Overly in the ways that sexist behaviours and actions towards women (and "the feminine") are simply everywhere. Naked images of women sell jeans, perfume, body lotion, cars, etc. Under patriarchy, men are taught that they are entitled to sex, when and with whom they wish. The purchase of sex, reading in Cueball's context above, works hand in hand with patriarchal dominance.

That said, I'm one of the "pro-decriminalizing prostitution" babblers here. I think of it like a union drive for a nuclear power plant. Ultimately we'll be better without the company altogether, but until that day, this is a better solution than the status quo. And there is a huge difference between legalization and decriminalization, which I'll leave for the wonderful babbler lawyers to explain.

Underly in the ways in which we will not talk about sex frankly and openly. Starting with children, teens and then us alleged grown-ups. It's a subject to whisper to your girlfriends about or brag to your friends, "Gettin' any?" that kind of thing. We can't talk about sex drives, how it can be higher and lower in different people, or in the same person over our lifetime, hell, over a month, week day! [img]smile.gif" border="0[/img]

Talk about condoms in the schools and watch people freak out. Talk about teaching young people, young women and young men, about STIs, pregnancy, getting to know your own body and what's pleasurable, and watch people across the political spectrum lose their minds.

Xtra magazine did a feature on people who identify as asexual, something almost unheard of.

Then if we get into sexual attraction, sexual orientation, we're really into the murk of the vast unknown and it's just "better not to talk about it" or "I don't care what two consenting adults...."

Lastly, a perspective that we have no representation from is the perspective of women (and men) who do sex work, and who hear directly from the clients/johns/customers themselves why they use prostitutes.

I had my own smarty-pants ideas of what this would be before I saw Mira Soleil-Ross' performance at Buddies a few years ago. It was about her experiences in sex work and the condemnation, and pity, she hears from both the far-right moralists and "feminists" (As a feminist I had a problem with this, however, such views are fairly well-known, some of them being repeated in this thread). She really made me re-think a lot of my rather condescending ideas and notions. Then I met more women who identified as having worked, or as working, as sex workers. We're not having a full debate here because that voice is missing.

West Coast Greeny

Well, I think one question to ask that would help in answeriing this question is "Who uses prostitutes?" (No. You don't have to start raising hands here, I'm talking demographics). Do they tend to have more sexual partners? Fewer? Do they have a stable family life or an unstable one? Is there any pattern at all?

My Theories:
1) Prostitution occurs simply because many men (John's and especially pimps) just don't respect women and see them as a commodity rather than a human being.

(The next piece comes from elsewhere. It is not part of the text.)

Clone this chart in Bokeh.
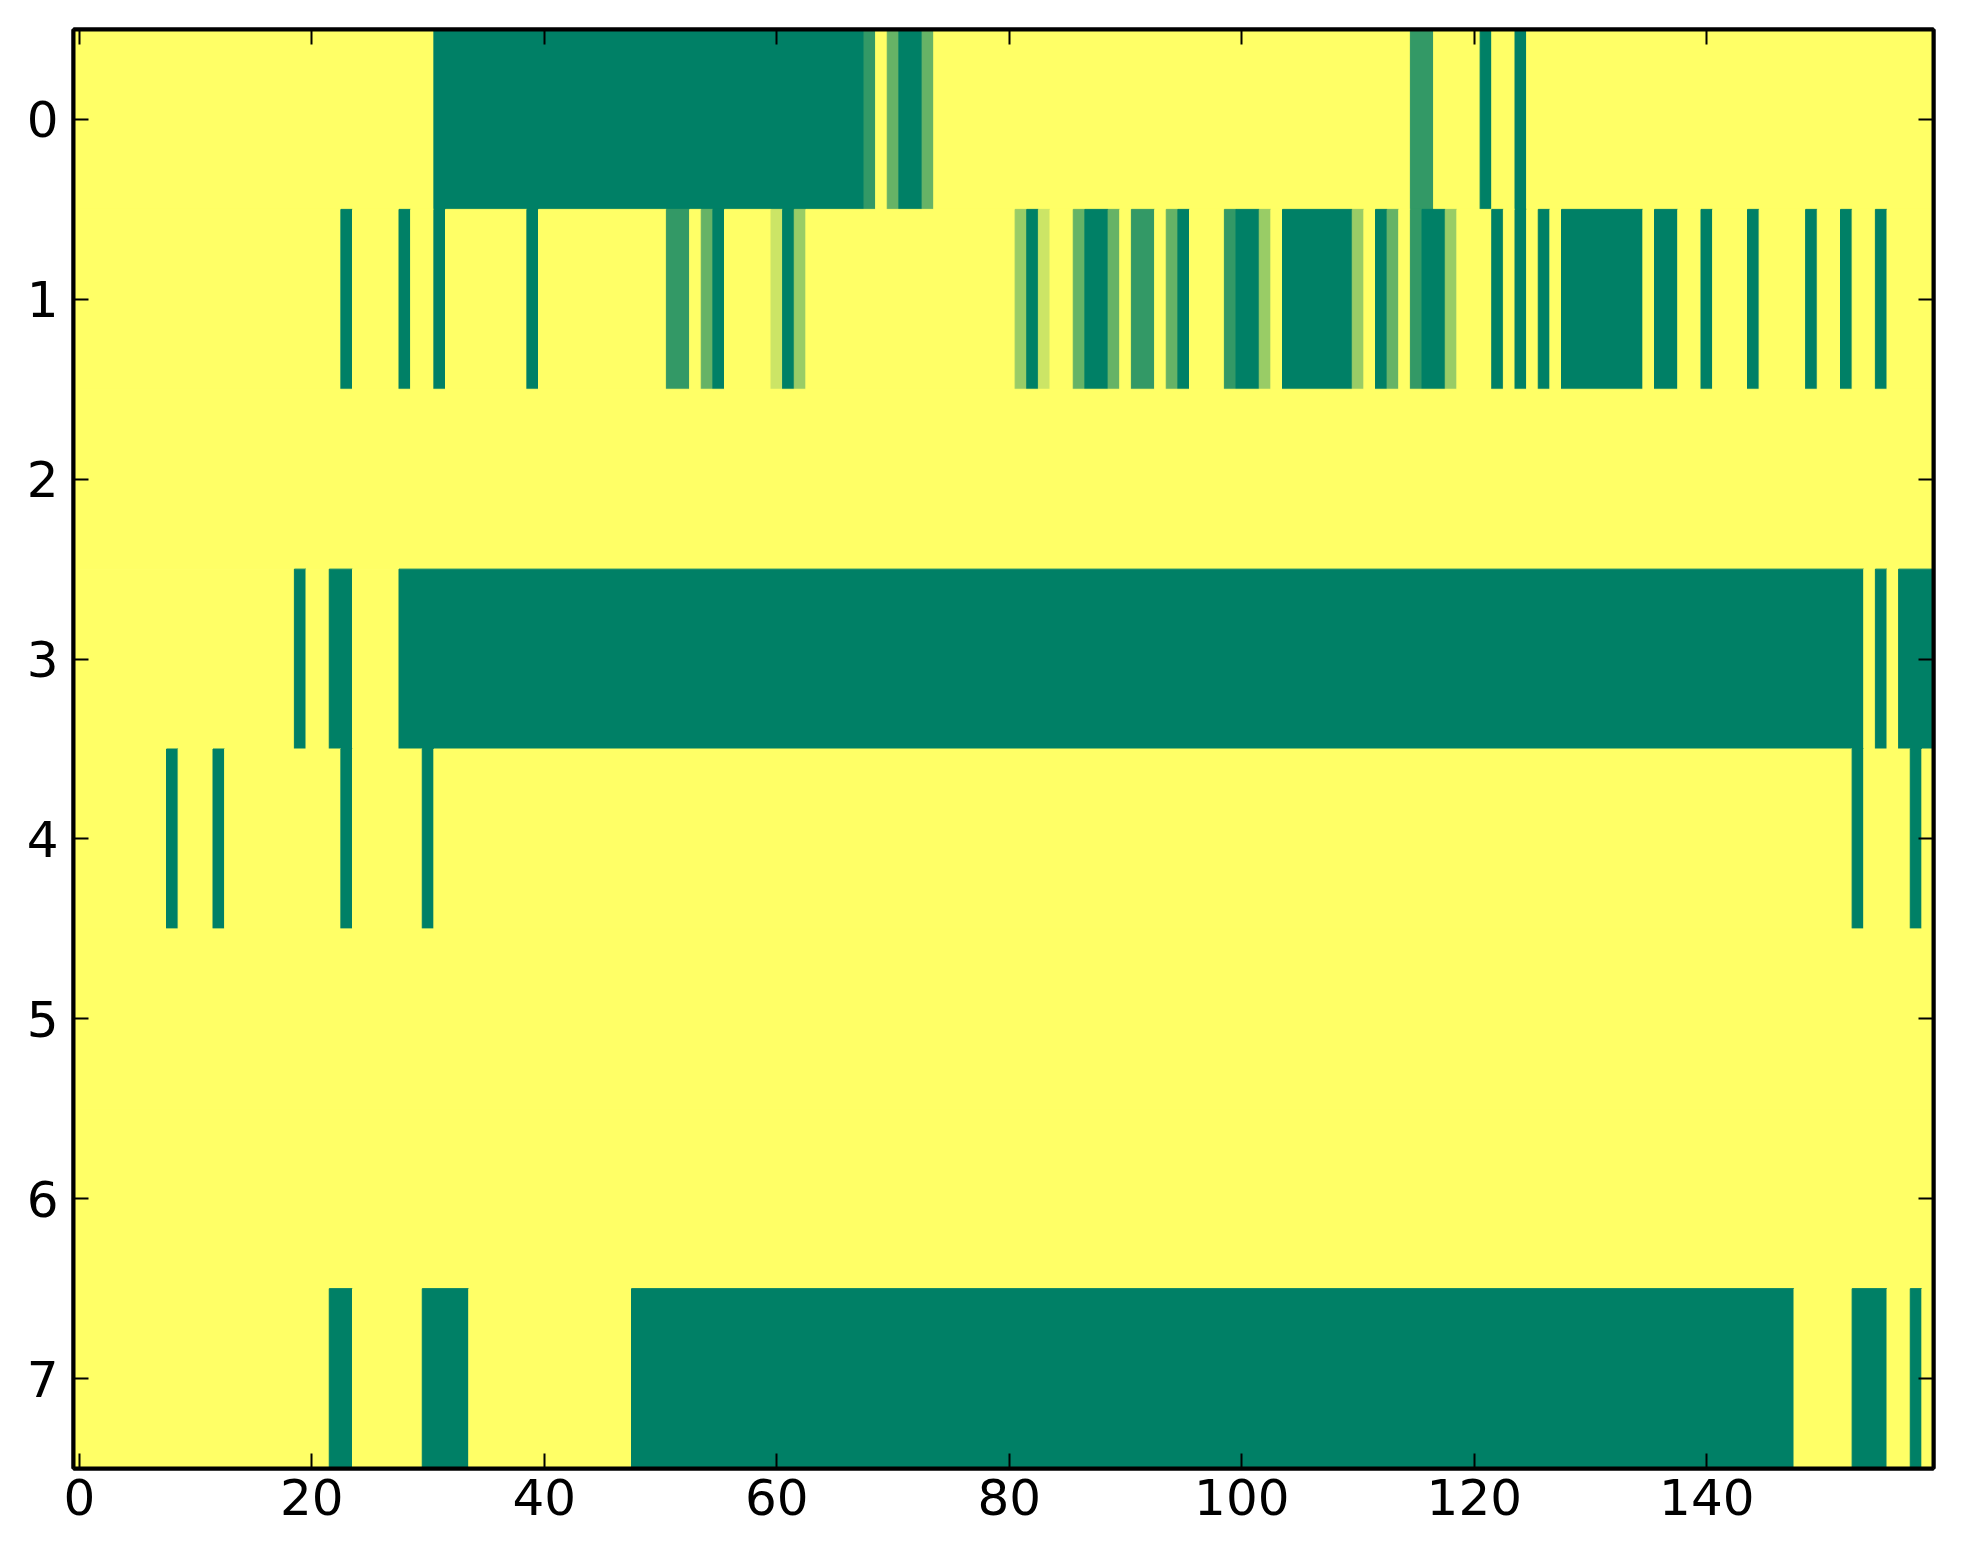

2) The reason it's men selling and purchasing prostitutes and not women is probably simply because men still are far and away the dominant gender in society.

3) The very fact prostitution still occurs is because we as a society have yet to view women as equals to men.

4) I don't think it has all that much to do directly with horniness/shyness.

[ 26 September 2007: Message edited by: West Coast Greeny ]

Dana Larsen

The title of the thread implies that women never hire sex-trade workers. Although it's true that most sex-trade workers are hired by men, there are women and couples that hire sex-trade workers as well. Is this considered irrelevant to the discussion?

Considering that sex-trade work has been a part of pretty much every society on earth throughout all of recorded history, any explanation of the phenomenon should include more than just a look at western society.

I don't see that being in the sex-trade is necessarily more dangerous or demeaning than any other line of work. It is mainly the illegality of sex-work which makes it dangerous.

By the way, if you think you've never paid anyone to have sex, think again. Anyone who has ever rented porn has helped pay someone to have sex. If we truly made paying for sex illegal, all pornography would be illegal as the performers are being paid to have sex.